- What is being asked
Quote all of the data exactly as given. Skip every picture it contains.

- Data lines
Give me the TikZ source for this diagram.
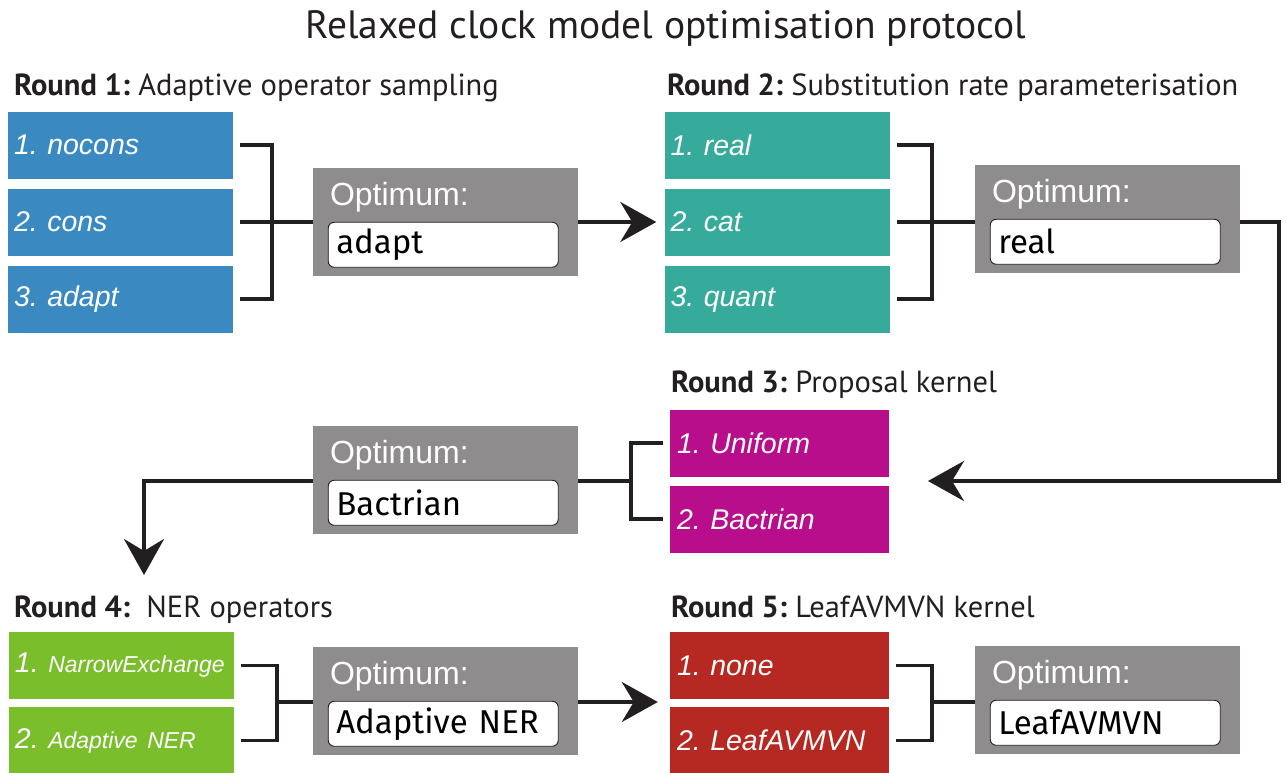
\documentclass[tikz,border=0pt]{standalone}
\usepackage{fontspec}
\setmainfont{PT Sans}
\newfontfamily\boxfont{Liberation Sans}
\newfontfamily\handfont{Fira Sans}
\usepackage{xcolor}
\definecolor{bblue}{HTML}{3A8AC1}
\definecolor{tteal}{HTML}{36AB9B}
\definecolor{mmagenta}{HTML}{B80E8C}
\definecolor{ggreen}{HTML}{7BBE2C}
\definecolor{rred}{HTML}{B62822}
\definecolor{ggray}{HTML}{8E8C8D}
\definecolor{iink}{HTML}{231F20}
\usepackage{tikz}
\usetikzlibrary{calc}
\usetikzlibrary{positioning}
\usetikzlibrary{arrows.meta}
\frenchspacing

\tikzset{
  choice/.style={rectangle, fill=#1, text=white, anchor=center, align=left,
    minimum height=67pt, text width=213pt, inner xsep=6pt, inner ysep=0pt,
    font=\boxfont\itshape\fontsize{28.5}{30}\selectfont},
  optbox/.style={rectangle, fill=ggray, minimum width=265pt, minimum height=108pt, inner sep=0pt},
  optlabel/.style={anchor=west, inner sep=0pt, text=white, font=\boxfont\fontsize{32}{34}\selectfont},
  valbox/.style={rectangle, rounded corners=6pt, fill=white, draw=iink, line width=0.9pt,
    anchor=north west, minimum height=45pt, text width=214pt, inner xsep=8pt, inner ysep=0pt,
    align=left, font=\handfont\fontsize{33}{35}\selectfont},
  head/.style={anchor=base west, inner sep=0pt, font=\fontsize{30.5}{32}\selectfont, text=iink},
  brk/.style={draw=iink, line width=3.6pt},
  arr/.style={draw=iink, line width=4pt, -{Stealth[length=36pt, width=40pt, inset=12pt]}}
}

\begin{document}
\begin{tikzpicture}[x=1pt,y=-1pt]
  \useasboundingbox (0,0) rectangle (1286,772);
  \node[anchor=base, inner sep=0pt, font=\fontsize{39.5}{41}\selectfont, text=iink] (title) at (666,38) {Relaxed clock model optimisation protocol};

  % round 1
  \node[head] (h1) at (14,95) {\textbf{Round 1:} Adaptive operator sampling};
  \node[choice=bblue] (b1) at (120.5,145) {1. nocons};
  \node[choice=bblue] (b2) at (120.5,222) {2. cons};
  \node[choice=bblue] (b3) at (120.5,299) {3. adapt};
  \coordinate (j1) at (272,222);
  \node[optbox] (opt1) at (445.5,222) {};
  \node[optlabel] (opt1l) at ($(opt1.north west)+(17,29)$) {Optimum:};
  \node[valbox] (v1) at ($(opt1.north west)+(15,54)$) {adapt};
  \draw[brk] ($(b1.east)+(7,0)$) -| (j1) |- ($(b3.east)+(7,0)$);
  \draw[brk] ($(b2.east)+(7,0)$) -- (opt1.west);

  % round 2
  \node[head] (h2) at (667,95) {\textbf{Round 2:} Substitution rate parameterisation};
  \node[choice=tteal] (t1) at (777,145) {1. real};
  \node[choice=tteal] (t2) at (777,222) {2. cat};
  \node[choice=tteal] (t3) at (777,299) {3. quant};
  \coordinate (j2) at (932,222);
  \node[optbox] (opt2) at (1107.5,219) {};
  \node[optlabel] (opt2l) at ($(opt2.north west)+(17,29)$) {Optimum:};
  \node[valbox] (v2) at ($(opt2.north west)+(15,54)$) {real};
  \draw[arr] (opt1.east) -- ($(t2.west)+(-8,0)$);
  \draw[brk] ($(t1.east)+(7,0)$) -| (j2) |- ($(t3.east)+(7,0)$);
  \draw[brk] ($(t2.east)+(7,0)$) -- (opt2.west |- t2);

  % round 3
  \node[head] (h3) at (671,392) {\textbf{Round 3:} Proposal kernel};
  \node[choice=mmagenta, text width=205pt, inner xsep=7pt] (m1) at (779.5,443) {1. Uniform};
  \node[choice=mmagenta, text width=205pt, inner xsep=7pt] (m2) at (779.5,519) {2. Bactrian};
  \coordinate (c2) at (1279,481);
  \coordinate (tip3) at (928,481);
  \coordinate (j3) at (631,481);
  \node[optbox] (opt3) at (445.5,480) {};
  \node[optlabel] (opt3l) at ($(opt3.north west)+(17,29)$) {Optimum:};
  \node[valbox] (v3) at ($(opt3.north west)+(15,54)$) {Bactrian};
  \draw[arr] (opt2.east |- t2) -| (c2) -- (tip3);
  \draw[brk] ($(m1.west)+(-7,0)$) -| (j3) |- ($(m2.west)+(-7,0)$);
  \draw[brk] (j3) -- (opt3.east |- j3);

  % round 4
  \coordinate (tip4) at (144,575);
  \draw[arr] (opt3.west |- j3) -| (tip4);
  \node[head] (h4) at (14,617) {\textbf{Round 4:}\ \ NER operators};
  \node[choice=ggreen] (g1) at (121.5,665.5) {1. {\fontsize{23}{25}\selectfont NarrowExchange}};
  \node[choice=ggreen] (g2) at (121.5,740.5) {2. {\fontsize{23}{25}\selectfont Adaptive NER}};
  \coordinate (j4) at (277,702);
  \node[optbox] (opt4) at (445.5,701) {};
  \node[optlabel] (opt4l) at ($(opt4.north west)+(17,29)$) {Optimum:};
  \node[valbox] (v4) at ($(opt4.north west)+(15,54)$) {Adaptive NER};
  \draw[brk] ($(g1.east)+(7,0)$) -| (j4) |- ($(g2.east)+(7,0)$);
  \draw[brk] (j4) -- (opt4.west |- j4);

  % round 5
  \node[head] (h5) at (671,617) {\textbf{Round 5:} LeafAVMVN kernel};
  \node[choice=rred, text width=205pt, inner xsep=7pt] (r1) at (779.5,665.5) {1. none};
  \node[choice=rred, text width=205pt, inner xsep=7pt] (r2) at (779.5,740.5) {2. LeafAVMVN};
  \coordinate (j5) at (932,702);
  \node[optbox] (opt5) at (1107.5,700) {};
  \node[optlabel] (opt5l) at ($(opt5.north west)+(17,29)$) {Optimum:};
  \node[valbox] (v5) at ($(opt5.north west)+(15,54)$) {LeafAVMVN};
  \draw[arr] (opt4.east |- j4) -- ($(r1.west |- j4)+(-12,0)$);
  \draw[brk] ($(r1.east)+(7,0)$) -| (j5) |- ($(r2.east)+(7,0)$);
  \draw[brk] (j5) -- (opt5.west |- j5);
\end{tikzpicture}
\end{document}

- The completed task
Give me the TikZ source for this diagram.
\documentclass[tikz,border=0pt]{standalone}
\usepackage{fontspec}
\setmainfont{PT Sans}
\newfontfamily\boxfont{Liberation Sans}
\newfontfamily\handfont{Fira Sans}
\usepackage{xcolor}
\definecolor{bblue}{HTML}{3A8AC1}
\definecolor{tteal}{HTML}{36AB9B}
\definecolor{mmagenta}{HTML}{B80E8C}
\definecolor{ggreen}{HTML}{7BBE2C}
\definecolor{rred}{HTML}{B62822}
\definecolor{ggray}{HTML}{8E8C8D}
\definecolor{iink}{HTML}{231F20}
\usepackage{tikz}
\usetikzlibrary{calc}
\usetikzlibrary{positioning}
\usetikzlibrary{arrows.meta}
\frenchspacing

\tikzset{
  choice/.style={rectangle, fill=#1, text=white, anchor=center, align=left,
    minimum height=67pt, text width=213pt, inner xsep=6pt, inner ysep=0pt,
    font=\boxfont\itshape\fontsize{28.5}{30}\selectfont},
  optbox/.style={rectangle, fill=ggray, minimum width=265pt, minimum height=108pt, inner sep=0pt},
  optlabel/.style={anchor=west, inner sep=0pt, text=white, font=\boxfont\fontsize{32}{34}\selectfont},
  valbox/.style={rectangle, rounded corners=6pt, fill=white, draw=iink, line width=0.9pt,
    anchor=north west, minimum height=45pt, text width=214pt, inner xsep=8pt, inner ysep=0pt,
    align=left, font=\handfont\fontsize{33}{35}\selectfont},
  head/.style={anchor=base west, inner sep=0pt, font=\fontsize{30.5}{32}\selectfont, text=iink},
  brk/.style={draw=iink, line width=3.6pt},
  arr/.style={draw=iink, line width=4pt, -{Stealth[length=36pt, width=40pt, inset=12pt]}}
}

\begin{document}
\begin{tikzpicture}[x=1pt,y=-1pt]
  \useasboundingbox (0,0) rectangle (1286,772);
  \node[anchor=base, inner sep=0pt, font=\fontsize{39.5}{41}\selectfont, text=iink] (title) at (666,38) {Relaxed clock model optimisation protocol};

  % round 1
  \node[head] (h1) at (14,95) {\textbf{Round 1:} Adaptive operator sampling};
  \node[choice=bblue] (b1) at (120.5,145) {1. nocons};
  \node[choice=bblue] (b2) at (120.5,222) {2. cons};
  \node[choice=bblue] (b3) at (120.5,299) {3. adapt};
  \coordinate (j1) at (272,222);
  \node[optbox] (opt1) at (445.5,222) {};
  \node[optlabel] (opt1l) at ($(opt1.north west)+(17,29)$) {Optimum:};
  \node[valbox] (v1) at ($(opt1.north west)+(15,54)$) {adapt};
  \draw[brk] ($(b1.east)+(7,0)$) -| (j1) |- ($(b3.east)+(7,0)$);
  \draw[brk] ($(b2.east)+(7,0)$) -- (opt1.west);

  % round 2
  \node[head] (h2) at (667,95) {\textbf{Round 2:} Substitution rate parameterisation};
  \node[choice=tteal] (t1) at (777,145) {1. real};
  \node[choice=tteal] (t2) at (777,222) {2. cat};
  \node[choice=tteal] (t3) at (777,299) {3. quant};
  \coordinate (j2) at (932,222);
  \node[optbox] (opt2) at (1107.5,219) {};
  \node[optlabel] (opt2l) at ($(opt2.north west)+(17,29)$) {Optimum:};
  \node[valbox] (v2) at ($(opt2.north west)+(15,54)$) {real};
  \draw[arr] (opt1.east) -- ($(t2.west)+(-8,0)$);
  \draw[brk] ($(t1.east)+(7,0)$) -| (j2) |- ($(t3.east)+(7,0)$);
  \draw[brk] ($(t2.east)+(7,0)$) -- (opt2.west |- t2);

  % round 3
  \node[head] (h3) at (671,392) {\textbf{Round 3:} Proposal kernel};
  \node[choice=mmagenta, text width=205pt, inner xsep=7pt] (m1) at (779.5,443) {1. Uniform};
  \node[choice=mmagenta, text width=205pt, inner xsep=7pt] (m2) at (779.5,519) {2. Bactrian};
  \coordinate (c2) at (1279,481);
  \coordinate (tip3) at (928,481);
  \coordinate (j3) at (631,481);
  \node[optbox] (opt3) at (445.5,480) {};
  \node[optlabel] (opt3l) at ($(opt3.north west)+(17,29)$) {Optimum:};
  \node[valbox] (v3) at ($(opt3.north west)+(15,54)$) {Bactrian};
  \draw[arr] (opt2.east |- t2) -| (c2) -- (tip3);
  \draw[brk] ($(m1.west)+(-7,0)$) -| (j3) |- ($(m2.west)+(-7,0)$);
  \draw[brk] (j3) -- (opt3.east |- j3);

  % round 4
  \coordinate (tip4) at (144,575);
  \draw[arr] (opt3.west |- j3) -| (tip4);
  \node[head] (h4) at (14,617) {\textbf{Round 4:}\ \ NER operators};
  \node[choice=ggreen] (g1) at (121.5,665.5) {1. {\fontsize{23}{25}\selectfont NarrowExchange}};
  \node[choice=ggreen] (g2) at (121.5,740.5) {2. {\fontsize{23}{25}\selectfont Adaptive NER}};
  \coordinate (j4) at (277,702);
  \node[optbox] (opt4) at (445.5,701) {};
  \node[optlabel] (opt4l) at ($(opt4.north west)+(17,29)$) {Optimum:};
  \node[valbox] (v4) at ($(opt4.north west)+(15,54)$) {Adaptive NER};
  \draw[brk] ($(g1.east)+(7,0)$) -| (j4) |- ($(g2.east)+(7,0)$);
  \draw[brk] (j4) -- (opt4.west |- j4);

  % round 5
  \node[head] (h5) at (671,617) {\textbf{Round 5:} LeafAVMVN kernel};
  \node[choice=rred, text width=205pt, inner xsep=7pt] (r1) at (779.5,665.5) {1. none};
  \node[choice=rred, text width=205pt, inner xsep=7pt] (r2) at (779.5,740.5) {2. LeafAVMVN};
  \coordinate (j5) at (932,702);
  \node[optbox] (opt5) at (1107.5,700) {};
  \node[optlabel] (opt5l) at ($(opt5.north west)+(17,29)$) {Optimum:};
  \node[valbox] (v5) at ($(opt5.north west)+(15,54)$) {LeafAVMVN};
  \draw[arr] (opt4.east |- j4) -- ($(r1.west |- j4)+(-12,0)$);
  \draw[brk] ($(r1.east)+(7,0)$) -| (j5) |- ($(r2.east)+(7,0)$);
  \draw[brk] (j5) -- (opt5.west |- j5);
\end{tikzpicture}
\end{document}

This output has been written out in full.